Seems weird. The I6 has a few packaging issues that made them unpopular in the 1980s when front drive vehicles became the standard.
Australia was awash in I6 motors, from the GM Holden motors, the Ford Falcon engine and the Chrysler slant 6 that got replaced by a locally developed version of a Chrysler 6 that was never finished by the US corp. they were all boring, mostly durable, mostly reliable engines for a family car.
Even BMC/Leyland had one. Uniquely they fitted it across the chassis of a land crab derived vehicle which showed why the I6 was ill suited to being packaged as anything other than in line with a rear drive drivetrain.
The V6 fits better in front drive cars for obvious reasons.
Hybrid cars change the equation somewhat, the skateboard chassis doesn’t seem all that suited to an I6 but here we are.
Chrysler have unfortunately found out that no matter how good you make one, customers still want a V8 and I concur.
Upsides are that they're both first- and second-order naturally balanced, requiring no balance shafts, which reduces weight and makes them very low vibration. I keep waiting for someone to come up with a lightweight, turbonormalized straight six that runs on Jet A to replace old turboprop engines on aircraft, but I digress...

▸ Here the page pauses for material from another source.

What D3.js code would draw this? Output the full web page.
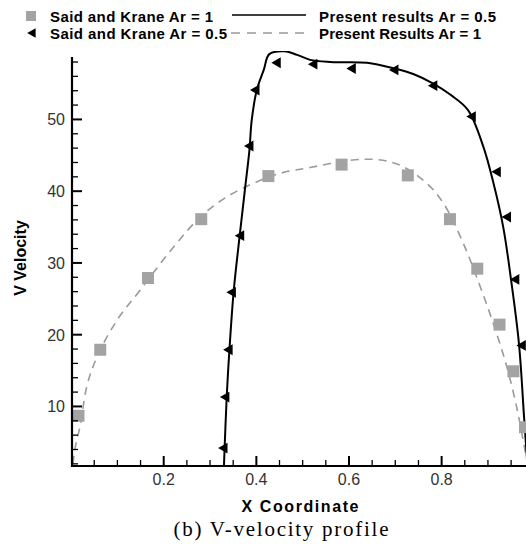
<!DOCTYPE html>
<html>
<head>
<meta charset="utf-8">
<script src="https://cdn.jsdelivr.net/npm/d3@7"></script>
<style>
  html, body { margin: 0; padding: 0; background: #fff; }
  svg { display: block; }
</style>
</head>
<body>
<svg id="chart" width="526" height="549"></svg>
<script>
// Experimental data: Said and Krane, Ar = 1 (grey squares)
const saidAr1X = [0.016, 0.063, 0.166, 0.281, 0.426, 0.584, 0.727, 0.818, 0.877, 0.925, 0.955, 0.980];
const saidAr1Y = [8.7, 17.9, 27.9, 36.1, 42.1, 43.7, 42.2, 36.1, 29.2, 21.4, 14.9, 7.1];

// Experimental data: Said and Krane, Ar = 0.5 (black left triangles)
const saidAr05X = [0.329, 0.333, 0.340, 0.347, 0.365, 0.385, 0.398, 0.444, 0.523, 0.606, 0.698, 0.782, 0.865, 0.919, 0.941, 0.959, 0.973];
const saidAr05Y = [4.2, 11.3, 17.9, 25.9, 33.8, 46.3, 54.1, 57.9, 57.7, 57.1, 56.9, 54.7, 50.4, 42.7, 36.4, 27.7, 18.5];

// Computed profile, Ar = 0.5 (solid line)
const presAr05X = [0.330, 0.336, 0.342, 0.351, 0.364, 0.376, 0.385, 0.390, 0.401, 0.416, 0.428, 0.461, 0.488, 0.516, 0.559, 0.639, 0.698, 0.740, 0.782, 0.820, 0.857, 0.890, 0.912, 0.933, 0.950, 0.967, 0.978, 0.985];
const presAr05Y = [1.7, 11.3, 18.0, 26.0, 33.8, 40.6, 45.7, 49.9, 54.1, 56.9, 59.1, 59.5, 59.0, 58.3, 58.0, 57.9, 57.1, 56.3, 55.0, 53.4, 51.3, 46.2, 41.1, 35.0, 27.6, 18.7, 8.5, 2.0];

// Computed profile, Ar = 1 (grey dashed line)
const presAr1X = [0.004, 0.009, 0.020, 0.034, 0.056, 0.099, 0.149, 0.221, 0.279, 0.336, 0.394, 0.452, 0.516, 0.603, 0.660, 0.711, 0.768, 0.804, 0.847, 0.894, 0.919, 0.941, 0.962, 0.980, 0.986];
const presAr1Y = [2.0, 4.3, 7.4, 12.8, 16.9, 22.0, 26.2, 32.2, 36.4, 39.2, 41.1, 42.5, 43.3, 44.3, 44.4, 43.6, 41.1, 38.3, 32.7, 24.8, 20.1, 15.5, 9.9, 3.9, 1.8];

// Axis ticks
const xMajorTicks = [0.2, 0.4, 0.6, 0.8];
const xTickLabels = ["0.2", "0.4", "0.6", "0.8"];
const yMajorTicks = [10, 20, 30, 40, 50];
const yTickLabels = ["10", "20", "30", "40", "50"];

const xMinorTicks = d3.range(0.05, 0.98, 0.05).filter(v => !xMajorTicks.some(m => Math.abs(m - v) < 1e-6));
const yMinorTicks = d3.range(2, 59, 2).filter(v => v % 10 !== 0);

const svg = d3.select("#chart");
const plotL = 72, plotR = 525, plotT = 57, plotB = 466;

const x = d3.scaleLinear().domain([0.002, 0.98]).range([plotL, plotR]);
const y = d3.scaleLinear().domain([1.7, 58.7]).range([plotB, plotT]);

const zip = (xs, ys) => xs.map((v, i) => ({ x: v, y: ys[i] }));

// Clip region for the plotted data
svg.append("defs").append("clipPath").attr("id", "plotClip")
  .append("rect").attr("x", plotL).attr("y", plotT - 6).attr("width", plotR - plotL + 2).attr("height", plotB - plotT + 6);

const plot = svg.append("g").attr("clip-path", "url(#plotClip)");

const line = d3.line().x(d => x(d.x)).y(d => y(d.y)).curve(d3.curveCatmullRom.alpha(0.5));

// Dashed grey curve (Ar = 1)
plot.append("path")
  .datum(zip(presAr1X, presAr1Y))
  .attr("d", line)
  .attr("fill", "none")
  .attr("stroke", "#9a9a9a")
  .attr("stroke-width", 1.6)
  .attr("stroke-dasharray", "8,6");

// Solid black curve (Ar = 0.5)
plot.append("path")
  .datum(zip(presAr05X, presAr05Y))
  .attr("d", line)
  .attr("fill", "none")
  .attr("stroke", "#000")
  .attr("stroke-width", 2);

// Square markers
const sq = 12;
plot.selectAll("rect.sq")
  .data(zip(saidAr1X, saidAr1Y))
  .join("rect")
  .attr("class", "sq")
  .attr("x", d => x(d.x) - sq / 2)
  .attr("y", d => y(d.y) - sq / 2)
  .attr("width", sq)
  .attr("height", sq)
  .attr("fill", "#a3a3a3");

// Left-pointing triangle markers
const tri = (cx, cy, s) => `M${cx - s * 0.6},${cy} L${cx + s * 0.45},${cy - s * 0.6} L${cx + s * 0.45},${cy + s * 0.6} Z`;
plot.selectAll("path.tri")
  .data(zip(saidAr05X, saidAr05Y))
  .join("path")
  .attr("class", "tri")
  .attr("d", d => tri(x(d.x), y(d.y), 9))
  .attr("fill", "#000");

// Axes
const axes = svg.append("g").attr("stroke", "#000");
axes.append("line").attr("x1", plotL).attr("x2", plotL).attr("y1", plotT).attr("y2", plotB + 1).attr("stroke-width", 2.2);
axes.append("line").attr("x1", plotL - 1).attr("x2", 526).attr("y1", plotB).attr("y2", plotB).attr("stroke-width", 2.2);

// Ticks point into the plot
axes.selectAll("line.xmaj").data(xMajorTicks).join("line")
  .attr("x1", d => x(d)).attr("x2", d => x(d)).attr("y1", plotB).attr("y2", plotB - 10).attr("stroke-width", 2);
axes.selectAll("line.xmin").data(xMinorTicks).join("line")
  .attr("x1", d => x(d)).attr("x2", d => x(d)).attr("y1", plotB).attr("y2", plotB - 6).attr("stroke-width", 1.3);
axes.selectAll("line.ymaj").data(yMajorTicks).join("line")
  .attr("x1", plotL).attr("x2", plotL + 10).attr("y1", d => y(d)).attr("y2", d => y(d)).attr("stroke-width", 2);
axes.selectAll("line.ymin").data(yMinorTicks).join("line")
  .attr("x1", plotL).attr("x2", plotL + 6).attr("y1", d => y(d)).attr("y2", d => y(d)).attr("stroke-width", 1.3);

// Tick labels
const labelFont = "'Liberation Sans', Arial, sans-serif";
svg.selectAll("text.xl").data(xMajorTicks).join("text")
  .attr("x", d => x(d)).attr("y", 485)
  .attr("text-anchor", "middle")
  .attr("font-family", labelFont).attr("font-size", 16).attr("fill", "#333")
  .text((d, i) => xTickLabels[i]);
svg.selectAll("text.yl").data(yMajorTicks).join("text")
  .attr("x", plotL - 7).attr("y", d => y(d) + 6)
  .attr("text-anchor", "end")
  .attr("font-family", labelFont).attr("font-size", 16).attr("fill", "#333")
  .text((d, i) => yTickLabels[i]);

// Axis titles
svg.append("text")
  .attr("x", 300).attr("y", 512)
  .attr("text-anchor", "middle")
  .attr("font-family", labelFont).attr("font-size", 16).attr("font-weight", "bold")
  .attr("textLength", 117).attr("lengthAdjust", "spacing")
  .text("X Coordinate");
svg.append("text")
  .attr("transform", "translate(26,258) rotate(-90)")
  .attr("text-anchor", "middle")
  .attr("font-family", labelFont).attr("font-size", 16).attr("font-weight", "bold")
  .text("V Velocity");

// Caption
svg.append("text")
  .attr("x", 281).attr("y", 536)
  .attr("text-anchor", "middle")
  .attr("font-family", "'Liberation Serif', 'Times New Roman', serif").attr("font-size", 21)
  .attr("textLength", 215).attr("lengthAdjust", "spacing")
  .text("(b) V-velocity profile");

// Legend
const leg = svg.append("g").attr("font-family", labelFont).attr("font-size", 15).attr("font-weight", "bold");
leg.append("rect").attr("x", 26).attr("y", 11).attr("width", 10).attr("height", 10).attr("fill", "#a3a3a3");
leg.append("text").attr("x", 50).attr("y", 22).attr("textLength", 163).attr("lengthAdjust", "spacing").text("Said and Krane Ar = 1");
leg.append("path").attr("d", tri(32, 33, 8)).attr("fill", "#000");
leg.append("text").attr("x", 50).attr("y", 39).attr("textLength", 177).attr("lengthAdjust", "spacing").text("Said and Krane Ar = 0.5");
leg.append("line").attr("x1", 232).attr("x2", 306).attr("y1", 15).attr("y2", 15).attr("stroke", "#000").attr("stroke-width", 1.6);
leg.append("line").attr("x1", 231).attr("x2", 309).attr("y1", 33).attr("y2", 33).attr("stroke", "#9a9a9a").attr("stroke-width", 1.4).attr("stroke-dasharray", "9,7");
leg.append("text").attr("x", 319).attr("y", 22).attr("textLength", 177).attr("lengthAdjust", "spacing").text("Present results Ar = 0.5");
leg.append("text").attr("x", 319).attr("y", 39).attr("textLength", 162).attr("lengthAdjust", "spacing").text("Present Results Ar = 1");
</script>
</body>
</html>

Question about that, wouldn't packaging be an issue unless you really shrunk the engine size? I thought that's what makes LS swaps into planes so interesting because you get a fair amount of power in a small package.
I don't think hybrids use skateboard designs the way EVs do? The battery for a hybrid is so much smaller, they usually steal space under the rear seat and/or in the trunk afaik.
Toyota with the G family and JZ family + Nissan with the RB family too. They were prolific in RWD cars.
Daewoo put one in a FWD car in the mid 2000s for some reason too.